Tottenham advanced in the Champions League the hard way on Tuesday. (More Football News)
With manager Antonio Conte serving a suspension in the stands and one of its star players, Son Heung-min, forced off the field with a head injury, Tottenham was trailing 1-0 at halftime against Marseille and heading out of the competition.
So bad was the performance, Spurs didn’t have a touch in Marseille’s penalty area in the first half.
They managed to turn it around.
Pierre-Emile Højbjerg scored with the last kick of the game at Stade Velodrome for a goal that sealed a 2-1 win and lifted Tottenham to the top of Group D above Eintracht Frankfurt, which had already clinched victory at Sporting — also 2-1 — and was sitting in first place until Højbjerg’s goal.
That goal also meant Marseille finished in last place and will have no involvement in European competition in the new year.
“We could feel in the first half a team was playing without the fear to lose — it was Marseille,” Tottenham goalkeeper Hugo Lloris said. “And in the second half, we had a team that was fearing to lose — and it was us.”
Marseille had to win to advance to the knockout stage for the first time since the 2011-12 season and dominated the first half, penning the visitors in their own half and finally taking the lead in stoppage time when Chancel Mbemba headed in unmarked at the far post after a quickly taken corner.
Tottenham’s players barely strung any passes together in the first half — defender Clement Lenglet later acknowledged he and his teammates were confused about how to approach the game — and received a blow when a dazed-looking Son was helped off the field after receiving a shoulder to his face by Mbemba. The forward, who is set to play at the World Cup for South Korea, appeared to be unsteady on his feet.

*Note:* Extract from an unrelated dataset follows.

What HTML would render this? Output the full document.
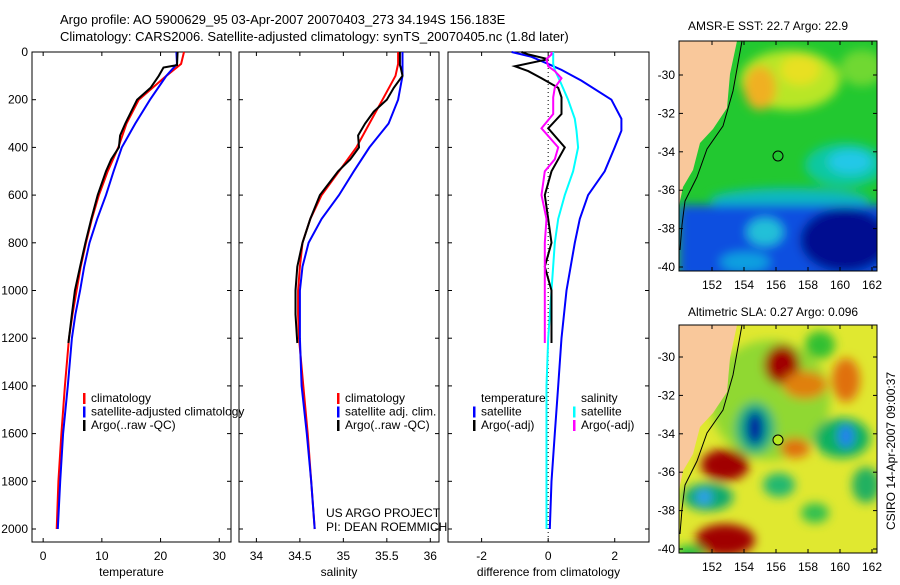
<!DOCTYPE html>
<html><head><meta charset="utf-8"><style>
body{margin:0;background:#fff;}
svg text{font-family:"Liberation Sans",sans-serif;font-size:12px;fill:#000;}
</style></head><body>
<svg id="c" width="900" height="580" xmlns="http://www.w3.org/2000/svg">
<defs>
<filter id="bl" x="-50%" y="-50%" width="200%" height="200%"><feGaussianBlur stdDeviation="5"/></filter>
<clipPath id="m1"><rect x="679" y="41" width="198" height="230"/></clipPath>
<clipPath id="m2"><rect x="679" y="325" width="198" height="228"/></clipPath>
</defs>
<text x="60" y="24" style="font-size:13px">Argo profile: AO 5900629_95 03-Apr-2007 20070403_273 34.194S 156.183E</text>
<text x="60" y="41" style="font-size:13px">Climatology: CARS2006. Satellite-adjusted climatology: synTS_20070405.nc (1.8d later)</text>
<g id="maps">
<text x="688" y="30">AMSR-E SST: 22.7 Argo: 22.9</text>
<g clip-path="url(#m1)">
<rect x="679" y="41" width="198" height="230" fill="#22c830"/>
<g filter="url(#bl)">
<ellipse cx="790" cy="80" rx="50" ry="30" fill="#b8e628"/>
<ellipse cx="760" cy="88" rx="16" ry="22" fill="#f0b020"/>
<ellipse cx="800" cy="70" rx="20" ry="15" fill="#e8e020"/>
<ellipse cx="862" cy="68" rx="22" ry="18" fill="#70d830"/>
<ellipse cx="845" cy="165" rx="40" ry="22" fill="#10c8a0"/>
<ellipse cx="850" cy="162" rx="22" ry="12" fill="#20c8e8"/>
<ellipse cx="790" cy="200" rx="80" ry="12" fill="#10b8c0"/>
<rect x="679" y="205" width="210" height="75" fill="#1050e0"/>
<ellipse cx="845" cy="240" rx="45" ry="32" fill="#000890"/>
<ellipse cx="765" cy="232" rx="18" ry="14" fill="#20c0d8"/>
<ellipse cx="745" cy="262" rx="25" ry="10" fill="#10a0e0"/>
</g>
<polygon points="679,41 737,41 730,74 727,108 713,129 700,143 693,170 683,187 680,201 679,210" fill="#f9c89b"/>
<polyline points="742,41 733,91 723,126 707,149 697,177 685,201 682,225 680,250" fill="none" stroke="#000" stroke-width="1"/>
<circle cx="778" cy="156" r="5" fill="none" stroke="#000"/>
</g>
<rect x="679" y="41" width="198" height="230" fill="none" stroke="#000"/>
<text x="688" y="316">Altimetric SLA: 0.27 Argo: 0.096</text>
<g clip-path="url(#m2)">
<rect x="679" y="325" width="198" height="228" fill="#e0e830"/>
<g filter="url(#bl)">
<ellipse cx="770" cy="400" rx="60" ry="60" fill="#90d830"/>
<ellipse cx="782" cy="365" rx="18" ry="20" fill="#a00000"/>
<ellipse cx="805" cy="385" rx="22" ry="14" fill="#e08010"/>
<ellipse cx="846" cy="380" rx="14" ry="22" fill="#e07010"/>
<ellipse cx="820" cy="345" rx="15" ry="14" fill="#30c030"/>
<ellipse cx="755" cy="428" rx="20" ry="26" fill="#10b080"/>
<ellipse cx="755" cy="428" rx="9" ry="17" fill="#0020a0"/>
<ellipse cx="842" cy="438" rx="28" ry="20" fill="#10b060"/>
<ellipse cx="846" cy="436" rx="8" ry="12" fill="#2080f0"/>
<ellipse cx="725" cy="465" rx="24" ry="16" fill="#a00000"/>
<ellipse cx="795" cy="448" rx="15" ry="10" fill="#e07010"/>
<ellipse cx="779" cy="485" rx="16" ry="12" fill="#20b870"/>
<ellipse cx="708" cy="497" rx="25" ry="14" fill="#10a870"/>
<ellipse cx="704" cy="497" rx="8" ry="8" fill="#30a0f0"/>
<ellipse cx="725" cy="540" rx="30" ry="16" fill="#a00000"/>
<ellipse cx="815" cy="513" rx="14" ry="10" fill="#30c050"/>
<ellipse cx="866" cy="485" rx="14" ry="18" fill="#20b060"/>
<ellipse cx="690" cy="553" rx="15" ry="8" fill="#20c040"/>
</g>
<polygon points="679,325 737,325 730,358 727,392 713,413 700,427 693,454 683,471 680,485 679,494" fill="#f9c89b"/>
<polyline points="742,325 733,375 723,410 707,433 697,461 685,485 682,509 680,534" fill="none" stroke="#000" stroke-width="1"/>
<circle cx="778" cy="440" r="5" fill="#b8e820" stroke="#000"/>
</g>
<rect x="679" y="325" width="198" height="228" fill="none" stroke="#000"/>
<g id="mapaxes"></g>
<text transform="translate(895,530) rotate(-90)">CSIRO 14-Apr-2007 09:00:37</text>
</g>
<g id="plots"></g>
</svg>
<script>
// depth grids
const dTemp=[0,50,100,200,300,400,500,600,700,800,900,1000,1100,1200,1400,1600,1800,2000];
const tempClim=[24.0,23.5,21.0,16.3,14.2,12.8,11.0,9.5,8.3,7.3,6.4,5.7,5.0,4.4,3.7,3.1,2.6,2.3];
const tempSat=[22.7,22.8,21.0,18.2,15.7,13.4,12.0,10.7,9.2,7.9,7.0,6.3,5.5,4.9,4.2,3.4,2.9,2.5];
const dArgo=[0,55,65,100,150,200,250,300,350,400,450,500,600,700,800,900,1000,1100,1220];
const tempArgo=[22.9,22.8,20.5,19.7,18.3,16.0,15.0,14.0,13.1,12.9,11.6,10.7,9.3,8.2,7.2,6.3,5.4,4.9,4.3];
const salArgo=[35.65,35.65,35.66,35.68,35.58,35.5,35.35,35.25,35.17,35.18,35.08,34.94,34.73,34.62,34.53,34.47,34.45,34.45,34.47];
const salClim=[35.63,35.63,35.6,35.45,35.3,35.15,34.95,34.75,34.62,34.53,34.5,34.48,34.48,34.49,34.54,34.59,34.63,34.67];
const salSat=[35.68,35.68,35.68,35.63,35.52,35.3,35.12,34.95,34.75,34.6,34.53,34.5,34.5,34.5,34.52,34.58,34.63,34.67];
const dDiff=[0,20,50,75,120,200,280,330,400,500,600,700,800,1000,1200,1400,1600,1800,2000];
const diffTSat=[-1.1,-0.5,0,0.4,1.0,1.9,2.2,2.2,2.0,1.7,1.2,0.95,0.8,0.55,0.4,0.3,0.2,0.1,0.05];
const diffSSat=[0.15,0.15,0.15,0.2,0.35,0.6,0.8,0.85,0.9,0.75,0.5,0.3,0.2,0.1,0.0,-0.05,-0.05,-0.05,-0.05];
const dDiffArgo=[0,10,30,60,80,110,150,190,260,320,400,450,500,600,700,800,900,1000,1100,1220];
const diffTArgo=[-0.8,-0.6,0,-1.0,-0.6,-0.2,0.3,0.4,0.4,0,0.5,0.3,0.1,-0.1,0,0.1,-0.1,0.1,0.1,0.1];
const diffSArgo=[0.1,0.1,-0.05,0.0,0.2,0.4,0.2,0.15,0.15,-0.2,0.3,0.2,-0.1,-0.2,-0.05,-0.1,-0.1,-0.1,-0.1,-0.1];
const depthTicks=[0,200,400,600,800,1000,1200,1400,1600,1800,2000];
const tTicks=[0,10,20,30];
const sTicks=[34,34.5,35,35.5,36];
const sTickLabels=["34","34.5","35","35.5","36"];
const dTicks=[-2,0,2];
const latTicks=[-30,-32,-34,-36,-38,-40];
const lonTicks=[152,154,156,158,160,162];

const NS="http://www.w3.org/2000/svg";
const G=document.getElementById('plots');
function el(t,a,p){const e=document.createElementNS(NS,t);for(const k in a)e.setAttribute(k,a[k]);(p||G).appendChild(e);return e;}
const Y0=52,Y1=542;
const yD=d=>52+d*0.2385;
// map axes
const MA=document.getElementById('mapaxes');
const lonX=l=>712+(l-152)*16;
[[41,271,75,289],[325,553,357,571]].forEach(([top,bot,y30,lb])=>{
  const latY=v=>y30+(-30-v)*(bot-4-y30)/10;
  latTicks.forEach(v=>{const y=latY(v);
    el('line',{x1:679,x2:683,y1:y,y2:y,stroke:'#000'},MA);el('line',{x1:873,x2:877,y1:y,y2:y,stroke:'#000'},MA);
    const t=el('text',{x:675,y:y+4,'text-anchor':'end'},MA);t.textContent=v;
    
    });
  lonTicks.forEach(v=>{const x=lonX(v);
    el('line',{x1:x,x2:x,y1:bot,y2:bot-4,stroke:'#000'},MA);el('line',{x1:x,x2:x,y1:top,y2:top+4,stroke:'#000'},MA);
    const t=el('text',{x:x,y:lb,'text-anchor':'middle'},MA);t.textContent=v;
    
    });
});
function panel(name,x0,x1,v0,v1,xticks,xlabels,label,showY){
  const g=el('g',{});
  
  
  const xs=v=>x0+(v-v0)/(v1-v0)*(x1-x0);
  el('rect',{x:x0,y:Y0,width:x1-x0,height:Y1-Y0,fill:'none',stroke:'#000'},g);
  depthTicks.forEach(d=>{const y=yD(d);
    el('line',{x1:x0,x2:x0+4,y1:y,y2:y,stroke:'#000'},g);el('line',{x1:x1-4,x2:x1,y1:y,y2:y,stroke:'#000'},g);
    if(showY){const t=el('text',{x:x0-4,y:y+4,'text-anchor':'end'},g);t.textContent=d;
      
      }});
  xticks.forEach((v,i)=>{const x=xs(v);
    el('line',{x1:x,x2:x,y1:Y1,y2:Y1-4,stroke:'#000'},g);el('line',{x1:x,x2:x,y1:Y0,y2:Y0+4,stroke:'#000'},g);
    const t=el('text',{x:x,y:560,'text-anchor':'middle'},g);t.textContent=xlabels[i];
    
    });
  const t=el('text',{x:(x0+x1)/2,y:576,'text-anchor':'middle'},g);t.textContent=label;
  
  
  return {g,xs};
}
function line(p,ds,vs,col,w,name){
  const pts=ds.map((d,i)=>p.xs(vs[i]).toFixed(1)+','+yD(d).toFixed(1)).join(' ');
  const e=el('polyline',{points:pts,fill:'none',stroke:col,'stroke-width':w},p.g);
  
  
}
function legend(p,x,y,items){
  items.forEach((it,i)=>{
    if(it[1])el('rect',{x:x,y:y+i*13.5-9,width:2.5,height:11,fill:it[1]},p.g);
    const t=el('text',{x:x+8,y:y+i*13.5},p.g);t.textContent=it[0];
    
    
  });
}
const p1=panel('temperature-panel',32,231,-1.9,32,tTicks,tTicks.map(String),'temperature',true);
line(p1,dTemp,tempClim,'#f00',2,'temp-climatology-line');
line(p1,dTemp,tempSat,'#00f',2,'temp-satellite-line');
line(p1,dArgo,tempArgo,'#000',2,'temp-argo-line');
legend(p1,83,402,[['climatology','#f00'],['satellite-adjusted climatology','#00f'],['Argo(..raw -QC)','#000']]);
const p2=panel('salinity-panel',239,439,33.8,36.1,sTicks,sTickLabels,'salinity',false);
line(p2,dTemp,salClim,'#f00',2,'sal-climatology-line');
line(p2,dTemp,salSat,'#00f',2,'sal-satellite-line');
line(p2,dArgo,salArgo,'#000',2,'sal-argo-line');
legend(p2,337,402,[['climatology','#f00'],['satellite adj. clim.','#00f'],['Argo(..raw -QC)','#000']]);
let t=el('text',{x:326,y:517},p2.g);t.textContent='US ARGO PROJECT';
t=el('text',{x:326,y:531},p2.g);t.textContent='PI: DEAN ROEMMICH';
const p3=panel('difference-panel',448,649,-3.01,3.03,dTicks,dTicks.map(String),'difference from climatology',false);
el('line',{x1:p3.xs(0),x2:p3.xs(0),y1:Y0,y2:Y1,stroke:'#000','stroke-dasharray':'1,3'},p3.g);
line(p3,dDiff,diffTSat,'#00f',2,'temp-sat-diff-line');
line(p3,dDiff,diffSSat,'#0ff',2,'sal-sat-diff-line');
line(p3,dDiffArgo,diffTArgo,'#000',2,'temp-argo-diff-line');
line(p3,dDiffArgo,diffSArgo,'#f0f',2,'sal-argo-diff-line');
legend(p3,473,402,[['temperature',null],['satellite','#00f'],['Argo(-adj)','#000']]);
legend(p3,573,402,[['salinity',null],['satellite','#0ff'],['Argo(-adj)','#f0f']]);
</script>
</body></html>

Starting the second half with a purpose — needing to score — helped Tottenham, which quickly gained a foothold and Lenglet headed home a 54th-minute equalizer by glancing in Ivan Perisic’s left-wing free kick. The pressure was back on Marseille.
In a nervy final 15 minutes, Højbjerg struck the crossbar for Tottenham before, at the other end, Alexis Sanchez’s goalbound shot was deflected wide off the body of Perisic.
Marseille’s team contained four players who have played for Tottenham’s fierce rival, Arsenal, and one them — Sead Kolasinac — entered as a substitute and had a golden chance in the 87th minute to put the hosts ahead. Found by a cross to the far post, Kolasinac headed wide from barely two meters out.
Marseille’s players poured forward in search of a winner, much to the annoyance of its animated coach, Igor Tudor. He ended up straying onto the field of play in a bid to get across a message that a draw — which would have secured third place and spot in the Europa League’s qualifying playoffs — would actually have been fine.
“The players couldn’t hear it because it was so loud,” Tudor said. “There was confusion at the end. Unfortunately, it cost us.”
Indeed, Tudor was on the playing surface as Tottenham broke forward in the fifth minute of stoppage time, with Harry Kane playing through Højbjerg to crash a shot in off the post.
Conte watched the game in the stands as a result of his red card in last week’s draw against Sporting. He was mostly unmoved until the late goal, which brought out a wild celebration by Conte.
When Tottenham got to the Champions League final in 2019, the team only made it out of the group stage thanks to a late equalizer by Lucas Moura against Barcelona at the Camp Nou in the final round of games.
Spurs have been making slow starts to matches in this year’s group stage, too. Still, they are through, completing a clean sweep of English teams in the last 16.
“It was very difficult in the first half,” said Tottenham assistant coach Cristian Stellini, filling in for Conte on the touchline. “And in the difficulties we didn’t lose our minds, we stayed in the match.”